Located just north of the Mason-Dixon line, Adams County has a rich history of stories of escaped slaves, Civil War heroics and the United States during a period of great change. Its location is also impossibly far for many of the country’s citizens to travel. Now, with the click of a button, students, teachers and history buffs across the globe can access interactive tales of self-preservation and heroism. Over the last month, Seminary Ridge Museum, 111 Seminary Ridge, Gettysburg, crafted seven detailed lessons allowing learners of all ages to immerse themselves in the centuries-old culture of a maturing country.
“Many of the groups we see come from Pennsylvania, New Jersey and New York,” said Peter Miele, the museum’s chief operating officer and director of education. “This gives us a much wider reach, literally all over the world. Anyone with an internet connection can learn these lessons.” The Rotary Club of Gettysburg sponsored the creation of the new digital lessons by awarding $5,000 to the museum. The grant was originally intended to underwrite visits to the museum for Adams County schools. Following the statewide shutdown of all schools to prevent the spread of COVID-19, Miele and the club decided to redirect their educational goals. The museum was prepared to do so, thanks to another donor, who provided support to build an educational center a little more than a year ago. That endowment included money for iPads and the development of interactive programs within the museum. When the virus wiped out any hope of a strong spring season, Miele and two staff members went to work putting their vision together in a digital platform. “This is usually the busiest time of year.  We’re outside working almost every day with school groups,” Miele said. “We’d been thinking about it for a while now, but we’ve really worked to get it out there this past month.” The website, www.seminaryridgemuseum.org/education, features five lessons for middle school students: James Pennington’s Quest for Freedom; Making Sense of the Gettysburg Address; Reasons for Southern Secession; Follow a Wounded Soldier; and Slavery and Freedom on the Border. There are also two geared toward high school students: States’ Rights and the Legal Battles over Slavery; and Civil War Emergency Care. Each section features a series of slides, quizzes, polls, photos, videos and open-ended questions constructed to mimic stories Miele and his staff would tell during in-person visits. “Thinking of this area eight miles from here as a fault line between slavery and freedom, it tells a story that we think of as a national story at a local level,” said Miele.
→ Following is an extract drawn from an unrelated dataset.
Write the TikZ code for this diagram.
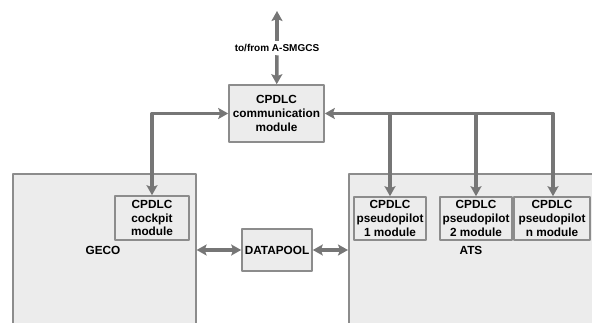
\documentclass[tikz,border=0pt]{standalone}
\usepackage{fontspec}
\setmainfont{Liberation Sans}
\usetikzlibrary{arrows.meta}
\definecolor{boxfill}{HTML}{ECECEC}
\definecolor{boxline}{HTML}{8C8C8C}
\definecolor{linkcol}{HTML}{767676}
\begin{document}
\begin{tikzpicture}[x=1pt,y=-1pt,font=\fontsize{11.8}{13.8}\selectfont\bfseries,
        line join=round,>={Stealth[length=10pt,width=11pt,inset=2pt]},
        module/.style={draw=boxline,line width=1.6pt,fill=boxfill,align=center,inner sep=0pt},
        system/.style={draw=boxline,line width=1.6pt,fill=boxfill,anchor=north west,inner sep=0pt},
        link/.style={draw=linkcol,line width=3.6pt}]
    \useasboundingbox (0,0) rectangle (592,323);
    \clip (0,0) rectangle (592,323);
    % the two systems
    \node[system,minimum width=183pt,minimum height=160pt] (geco) at (12,173) {};
    \node[system,minimum width=260pt,minimum height=160pt] (ats) at (348,173) {};
    \node (gecolabel) at (103,250) {GECO};
    \node (atslabel) at (471,250) {ATS};
    % modules
    \node[module,minimum width=95pt,minimum height=57pt] (comm) at (276.5,113.5) {CPDLC\\communication\\module};
    \node[module,minimum width=74pt,minimum height=44pt] (cockpit) at (152,218) {CPDLC\\cockpit\\module};
    \node[module,minimum width=70pt,minimum height=42pt] (datapool) at (277,250) {DATAPOOL};
    \node[module,minimum width=72pt,minimum height=43pt] (pp1) at (390,218.5) {CPDLC\\pseudopilot\\1 module};
    \node[module,minimum width=72pt,minimum height=43pt] (pp2) at (476,218.5) {CPDLC\\pseudopilot\\2 module};
    \node[module,minimum width=76pt,minimum height=43pt] (ppn) at (552,218.5) {CPDLC\\pseudopilot\\n module};
    % external link
    \node[font=\fontsize{10}{12}\selectfont\bfseries] (asmgcs) at (277,48) {to/from A-SMGCS};
    \coordinate (out) at (277,11);
    \draw[link,->] (asmgcs) -- (out);
    \draw[link,->] (asmgcs) -- (comm);
    % connectors
    \draw[link,<->] (comm.west) -| (cockpit.north);
    \draw[link,<->] (comm.east) -| ([xshift=1pt]ppn.north);
    \draw[link,->] (pp1.north |- comm.east) -- (pp1.north);
    \draw[link,->] (pp2.north |- comm.east) -- (pp2.north);
    \draw[link,<->] (datapool.west -| geco.east) -- (datapool.west);
    \draw[link,<->] (datapool.east) -- (datapool.east -| ats.west);
\end{tikzpicture}
\end{document}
A series on battlefield medicine asks students to imagine themselves as 29-year-old George McFarland, a school principal from McAlisterville, Pa., and father of two who commanded the 151st Pennsylvania regiment. Photos taken inside the museum show a cramped hospital room with bloody and injured soldiers scattered on chairs, beds and worse. McFarland recalled spending three days on the floor before being treated. McFarland eventually had his leg amputated. Even after being transported home in September, two months after the battle, it’s another 42 weeks until he can leave his bed with the assistance of crutches. “It’s really inspiring what we can learn about American medical history as a whole,” Miele said. “We can draw larger conclusions that can be applied to the Civil War and present day.” Each web series has taken staffers between 10 and 20 hours to convert to an online format, Miele said. More time-intensive ones have required new video content and research, he said. Teachers have visited the site independently, but Miele was uncertain if they’d been used in a
classroom setting since the start of the pandemic. He was excited to provide free, accessible content in a time when teachers are most in need. “It’s a challenge to translate some of our stories using videos, but it’s also fun to think of engaging activities to challenge students,” he said. “We ask them to take something they’re seeing and use it to create something new, like writing their own law to restrict slavery, how they’d incorporate it and
why. Instead of being spoken to or spoken at, we try to create opportunities to show us they’re learning.” Dr. Bradley Hoch, Rotary Club of Gettysburg president, spearheaded the move to find funding for the project, Miele said. Though it’s changed its look from the start, both men were proud of the way it’s come together. “With the development of this digital learning platform, the internationally acclaimed Seminary Ridge Museum and its staff now have the ability to expand their educational reach throughout our entire nation and the world,” said Hoch in a press release. “I applaud their foresight, their creativity and professionalism. Miele has plans to continue growing the online database. Eventually, he hopes to provide digital tours with real-time question and answering sessions. Photo scavenger hunts and classroom sessions are also on the horizon, he said. Though developing the digital platform has been engaging, Miele looks forward to the time when the museum on the hill is bustling with inquisitive students once again. “At the beginning of March, I’d have given anything to have a month to work at home,” he said. “Now we’re hoping we’ll be back in business soon.”